▶ **Exercise objective**
Your task is to retype the lines from the opening of the material through the line that includes "color: '#3a3a3a', fontSize: 12, fontFamily: 'Liberation". Do not copy the pictures.

**** Source data

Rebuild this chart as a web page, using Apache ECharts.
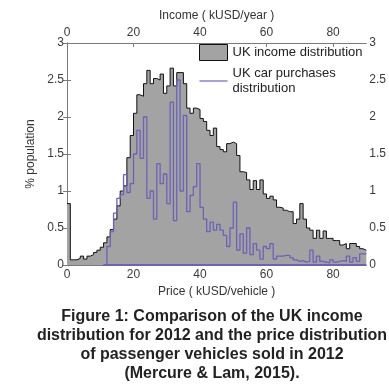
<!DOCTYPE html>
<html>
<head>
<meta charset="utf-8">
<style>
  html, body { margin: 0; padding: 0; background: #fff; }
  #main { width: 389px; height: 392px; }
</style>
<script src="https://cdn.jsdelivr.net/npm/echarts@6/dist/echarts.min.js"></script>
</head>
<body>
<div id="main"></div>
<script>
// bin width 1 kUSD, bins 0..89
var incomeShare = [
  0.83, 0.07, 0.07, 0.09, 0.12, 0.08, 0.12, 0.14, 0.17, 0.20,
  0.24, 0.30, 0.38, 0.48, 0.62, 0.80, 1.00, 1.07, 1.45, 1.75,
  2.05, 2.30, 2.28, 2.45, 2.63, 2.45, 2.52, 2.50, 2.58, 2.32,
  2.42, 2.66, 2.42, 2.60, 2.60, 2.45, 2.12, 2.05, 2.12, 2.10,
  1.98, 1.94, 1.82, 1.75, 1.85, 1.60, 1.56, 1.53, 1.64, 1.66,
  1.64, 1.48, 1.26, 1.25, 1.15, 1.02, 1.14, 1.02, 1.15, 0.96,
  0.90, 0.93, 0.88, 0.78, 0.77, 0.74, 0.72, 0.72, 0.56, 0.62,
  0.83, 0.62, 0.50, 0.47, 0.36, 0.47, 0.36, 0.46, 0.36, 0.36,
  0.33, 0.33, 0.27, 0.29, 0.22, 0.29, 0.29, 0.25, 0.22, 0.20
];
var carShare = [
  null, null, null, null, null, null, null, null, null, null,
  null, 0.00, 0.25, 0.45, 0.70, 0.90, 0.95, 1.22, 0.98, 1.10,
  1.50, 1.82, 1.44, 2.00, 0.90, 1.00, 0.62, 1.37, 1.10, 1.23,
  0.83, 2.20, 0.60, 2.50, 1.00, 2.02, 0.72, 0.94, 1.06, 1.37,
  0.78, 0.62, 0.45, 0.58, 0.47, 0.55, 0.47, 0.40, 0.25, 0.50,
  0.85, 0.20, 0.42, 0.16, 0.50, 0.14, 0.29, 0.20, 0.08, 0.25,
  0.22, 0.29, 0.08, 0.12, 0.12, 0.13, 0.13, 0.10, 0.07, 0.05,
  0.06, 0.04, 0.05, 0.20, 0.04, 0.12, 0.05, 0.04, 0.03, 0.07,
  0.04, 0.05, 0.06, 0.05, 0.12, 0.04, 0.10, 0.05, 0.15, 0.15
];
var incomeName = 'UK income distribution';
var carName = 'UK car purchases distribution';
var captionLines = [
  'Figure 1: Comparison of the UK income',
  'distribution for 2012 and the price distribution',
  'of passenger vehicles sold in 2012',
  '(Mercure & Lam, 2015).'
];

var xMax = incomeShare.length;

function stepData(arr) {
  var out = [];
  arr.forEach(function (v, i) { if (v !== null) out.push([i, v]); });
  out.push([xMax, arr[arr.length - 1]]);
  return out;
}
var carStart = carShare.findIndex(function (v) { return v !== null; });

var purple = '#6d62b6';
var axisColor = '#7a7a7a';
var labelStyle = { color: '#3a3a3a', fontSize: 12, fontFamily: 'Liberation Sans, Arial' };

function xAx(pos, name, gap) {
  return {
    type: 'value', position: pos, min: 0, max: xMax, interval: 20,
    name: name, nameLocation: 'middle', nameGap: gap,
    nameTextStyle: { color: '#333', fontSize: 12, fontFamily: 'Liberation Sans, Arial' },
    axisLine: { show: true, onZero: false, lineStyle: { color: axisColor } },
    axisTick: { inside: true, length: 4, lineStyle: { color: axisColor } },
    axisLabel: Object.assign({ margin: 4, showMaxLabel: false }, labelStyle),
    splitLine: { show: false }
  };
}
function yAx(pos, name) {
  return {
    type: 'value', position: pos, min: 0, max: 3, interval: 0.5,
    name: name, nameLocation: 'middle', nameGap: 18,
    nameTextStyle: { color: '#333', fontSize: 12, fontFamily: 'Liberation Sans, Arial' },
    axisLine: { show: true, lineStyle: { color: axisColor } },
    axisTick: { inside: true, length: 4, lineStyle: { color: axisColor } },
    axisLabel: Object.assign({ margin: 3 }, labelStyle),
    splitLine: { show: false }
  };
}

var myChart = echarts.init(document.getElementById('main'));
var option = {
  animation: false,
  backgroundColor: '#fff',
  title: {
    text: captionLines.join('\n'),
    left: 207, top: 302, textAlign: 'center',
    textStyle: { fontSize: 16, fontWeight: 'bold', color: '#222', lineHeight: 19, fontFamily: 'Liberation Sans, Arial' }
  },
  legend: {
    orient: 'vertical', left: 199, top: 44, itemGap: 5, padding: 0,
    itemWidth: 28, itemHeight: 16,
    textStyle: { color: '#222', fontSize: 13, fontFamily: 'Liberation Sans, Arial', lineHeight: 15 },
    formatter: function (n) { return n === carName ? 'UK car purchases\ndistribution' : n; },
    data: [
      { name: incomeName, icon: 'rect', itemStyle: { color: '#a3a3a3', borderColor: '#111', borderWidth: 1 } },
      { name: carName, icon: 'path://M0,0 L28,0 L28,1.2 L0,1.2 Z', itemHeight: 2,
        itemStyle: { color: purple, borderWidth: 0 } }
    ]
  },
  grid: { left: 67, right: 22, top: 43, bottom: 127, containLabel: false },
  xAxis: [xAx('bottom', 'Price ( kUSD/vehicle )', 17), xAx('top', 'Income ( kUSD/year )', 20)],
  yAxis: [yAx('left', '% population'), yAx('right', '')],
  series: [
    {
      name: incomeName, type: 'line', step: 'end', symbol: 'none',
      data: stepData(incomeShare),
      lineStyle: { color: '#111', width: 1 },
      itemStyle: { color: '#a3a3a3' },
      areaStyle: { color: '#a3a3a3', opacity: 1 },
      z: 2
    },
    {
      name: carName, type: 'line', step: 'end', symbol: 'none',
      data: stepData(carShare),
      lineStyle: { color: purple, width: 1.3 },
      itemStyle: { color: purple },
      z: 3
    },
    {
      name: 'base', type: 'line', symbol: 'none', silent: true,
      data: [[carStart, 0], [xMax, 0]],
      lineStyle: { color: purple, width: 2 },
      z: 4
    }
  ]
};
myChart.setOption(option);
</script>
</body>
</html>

********

▶ **Written answer**
Rebuild this chart as a web page, using Apache ECharts.
<!DOCTYPE html>
<html>
<head>
<meta charset="utf-8">
<style>
  html, body { margin: 0; padding: 0; background: #fff; }
  #main { width: 389px; height: 392px; }
</style>
<script src="https://cdn.jsdelivr.net/npm/echarts@6/dist/echarts.min.js"></script>
</head>
<body>
<div id="main"></div>
<script>
// bin width 1 kUSD, bins 0..89
var incomeShare = [
  0.83, 0.07, 0.07, 0.09, 0.12, 0.08, 0.12, 0.14, 0.17, 0.20,
  0.24, 0.30, 0.38, 0.48, 0.62, 0.80, 1.00, 1.07, 1.45, 1.75,
  2.05, 2.30, 2.28, 2.45, 2.63, 2.45, 2.52, 2.50, 2.58, 2.32,
  2.42, 2.66, 2.42, 2.60, 2.60, 2.45, 2.12, 2.05, 2.12, 2.10,
  1.98, 1.94, 1.82, 1.75, 1.85, 1.60, 1.56, 1.53, 1.64, 1.66,
  1.64, 1.48, 1.26, 1.25, 1.15, 1.02, 1.14, 1.02, 1.15, 0.96,
  0.90, 0.93, 0.88, 0.78, 0.77, 0.74, 0.72, 0.72, 0.56, 0.62,
  0.83, 0.62, 0.50, 0.47, 0.36, 0.47, 0.36, 0.46, 0.36, 0.36,
  0.33, 0.33, 0.27, 0.29, 0.22, 0.29, 0.29, 0.25, 0.22, 0.20
];
var carShare = [
  null, null, null, null, null, null, null, null, null, null,
  null, 0.00, 0.25, 0.45, 0.70, 0.90, 0.95, 1.22, 0.98, 1.10,
  1.50, 1.82, 1.44, 2.00, 0.90, 1.00, 0.62, 1.37, 1.10, 1.23,
  0.83, 2.20, 0.60, 2.50, 1.00, 2.02, 0.72, 0.94, 1.06, 1.37,
  0.78, 0.62, 0.45, 0.58, 0.47, 0.55, 0.47, 0.40, 0.25, 0.50,
  0.85, 0.20, 0.42, 0.16, 0.50, 0.14, 0.29, 0.20, 0.08, 0.25,
  0.22, 0.29, 0.08, 0.12, 0.12, 0.13, 0.13, 0.10, 0.07, 0.05,
  0.06, 0.04, 0.05, 0.20, 0.04, 0.12, 0.05, 0.04, 0.03, 0.07,
  0.04, 0.05, 0.06, 0.05, 0.12, 0.04, 0.10, 0.05, 0.15, 0.15
];
var incomeName = 'UK income distribution';
var carName = 'UK car purchases distribution';
var captionLines = [
  'Figure 1: Comparison of the UK income',
  'distribution for 2012 and the price distribution',
  'of passenger vehicles sold in 2012',
  '(Mercure & Lam, 2015).'
];

var xMax = incomeShare.length;

function stepData(arr) {
  var out = [];
  arr.forEach(function (v, i) { if (v !== null) out.push([i, v]); });
  out.push([xMax, arr[arr.length - 1]]);
  return out;
}
var carStart = carShare.findIndex(function (v) { return v !== null; });

var purple = '#6d62b6';
var axisColor = '#7a7a7a';
var labelStyle = { color: '#3a3a3a', fontSize: 12, fontFamily: 'Liberation Sans, Arial' };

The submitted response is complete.